All of this isn't helpful. But it actually makes sense.

Imagine going through 25+ years of your life and never learning about something. And then imagine being confronted with something you've never seen before. This is how most societies still deal with mental health. How can we expect attitudes to change if we don't teach each other about mental health and mental illness? How can can we change hearts and minds if we don't even fully understand the mind-body connection in the first place?

Schools are just starting to catch on, but it's not enough. For crying out loud, psychiatrists are just starting to be taught about trauma in their medical training. Trauma has a tremendous impact on mental health. It's often the root of some of the most difficult mental health issues. But from my conversations with medical professionals, it hasn't yet received the attention it deserves in the classroom setting.
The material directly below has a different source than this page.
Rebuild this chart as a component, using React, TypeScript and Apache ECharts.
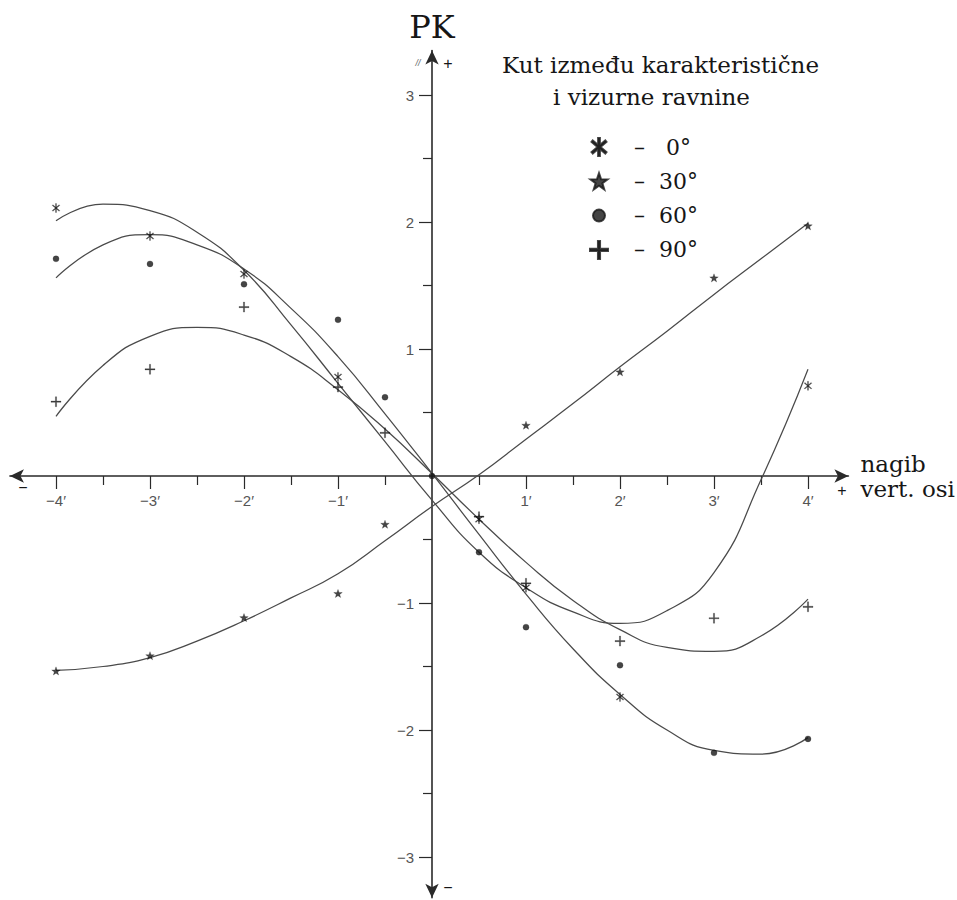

What can we do when it seems like the world just doesn't care to learn about mental health?

With Mental Health Stigma, We Start Wherever We Can

We start at square one. Even if we already want to be at the finish line.

We need to start wherever the starting point actually is. We can't hope our way into a new future. We need action--a real, concerted effort to make changes. And that means telling stories and sharing struggles. It means finding hope in remarkable comebacks, in spreading great tales of survival with those who need to hear it.

Because mental illness is a disease like any other. If someone beats cancer, we admire their strength. If someone fights back against OCD or bipolar disorder, we view them as suspicious and keep an eye out for a recurrence of the behaviors that scare us.

Because they do scare us.

When behaviors are symptoms, it's all too easy to internalize what's going on. Deep down, we know that those are behaviors we could one day exhibit. The same goes for cancer. We know that the tragic event of a cancer diagnosis could befall us, but we hold onto hope that there are strategies and medical responses we can use to push the danger back.

With mental health issues, it's not so simple. There's still so much we don't know. But we can't focus on that. We have to start at the only place we can start. It's true for everything, but behaviors scare us, so we respond with fear to something that we should meet with compassion.

So my message to you today is this: Don't let fear drive you away from yourself or the ones who need your love and support.

Mental health stigma is real, but it's not permanent.

People aren't weak. They're hurting.

When we transform our fear into something greater and transcendent, we transform our world into a place that is more accepting of all people.